Task brief:
Nothing in the data should change when you return it, but leave the pictures out.
## START Data listing
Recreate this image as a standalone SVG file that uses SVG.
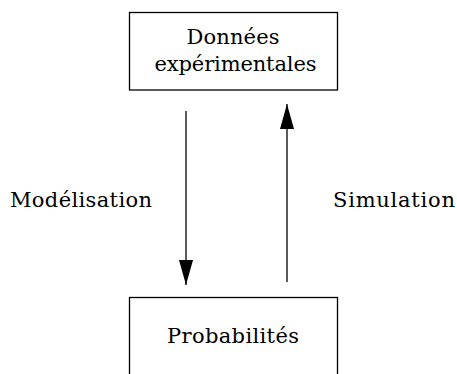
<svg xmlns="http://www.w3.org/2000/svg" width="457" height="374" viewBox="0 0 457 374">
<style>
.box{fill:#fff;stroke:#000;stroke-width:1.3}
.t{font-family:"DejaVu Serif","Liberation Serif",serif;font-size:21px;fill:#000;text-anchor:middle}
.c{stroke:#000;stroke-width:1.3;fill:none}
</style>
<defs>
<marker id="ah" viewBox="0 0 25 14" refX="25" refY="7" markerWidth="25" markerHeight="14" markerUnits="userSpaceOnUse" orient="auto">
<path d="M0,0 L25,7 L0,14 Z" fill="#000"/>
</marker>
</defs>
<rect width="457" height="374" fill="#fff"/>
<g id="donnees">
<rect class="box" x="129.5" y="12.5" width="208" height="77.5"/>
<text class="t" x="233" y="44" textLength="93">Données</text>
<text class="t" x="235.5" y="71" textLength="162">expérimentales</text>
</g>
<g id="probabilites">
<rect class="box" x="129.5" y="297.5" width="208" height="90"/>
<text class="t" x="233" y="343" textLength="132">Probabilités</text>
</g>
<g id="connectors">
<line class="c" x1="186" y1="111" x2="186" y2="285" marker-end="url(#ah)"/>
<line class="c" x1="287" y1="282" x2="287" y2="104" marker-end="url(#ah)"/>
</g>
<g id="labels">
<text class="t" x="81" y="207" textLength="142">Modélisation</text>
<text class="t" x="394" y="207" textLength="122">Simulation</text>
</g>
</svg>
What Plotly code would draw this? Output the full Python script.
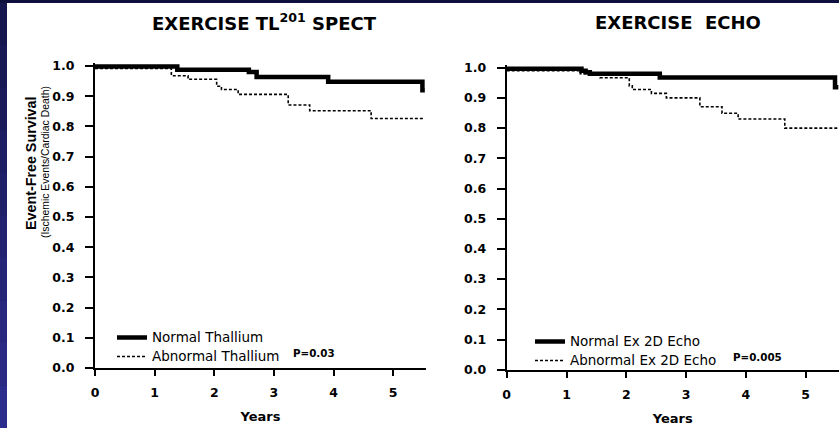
## END Data listing
Result:
Recreate this image as a standalone SVG file that uses SVG.
<svg xmlns="http://www.w3.org/2000/svg" width="457" height="374" viewBox="0 0 457 374">
<style>
.box{fill:#fff;stroke:#000;stroke-width:1.3}
.t{font-family:"DejaVu Serif","Liberation Serif",serif;font-size:21px;fill:#000;text-anchor:middle}
.c{stroke:#000;stroke-width:1.3;fill:none}
</style>
<defs>
<marker id="ah" viewBox="0 0 25 14" refX="25" refY="7" markerWidth="25" markerHeight="14" markerUnits="userSpaceOnUse" orient="auto">
<path d="M0,0 L25,7 L0,14 Z" fill="#000"/>
</marker>
</defs>
<rect width="457" height="374" fill="#fff"/>
<g id="donnees">
<rect class="box" x="129.5" y="12.5" width="208" height="77.5"/>
<text class="t" x="233" y="44" textLength="93">Données</text>
<text class="t" x="235.5" y="71" textLength="162">expérimentales</text>
</g>
<g id="probabilites">
<rect class="box" x="129.5" y="297.5" width="208" height="90"/>
<text class="t" x="233" y="343" textLength="132">Probabilités</text>
</g>
<g id="connectors">
<line class="c" x1="186" y1="111" x2="186" y2="285" marker-end="url(#ah)"/>
<line class="c" x1="287" y1="282" x2="287" y2="104" marker-end="url(#ah)"/>
</g>
<g id="labels">
<text class="t" x="81" y="207" textLength="142">Modélisation</text>
<text class="t" x="394" y="207" textLength="122">Simulation</text>
</g>
</svg>
What Plotly code would draw this? Output the full Python script.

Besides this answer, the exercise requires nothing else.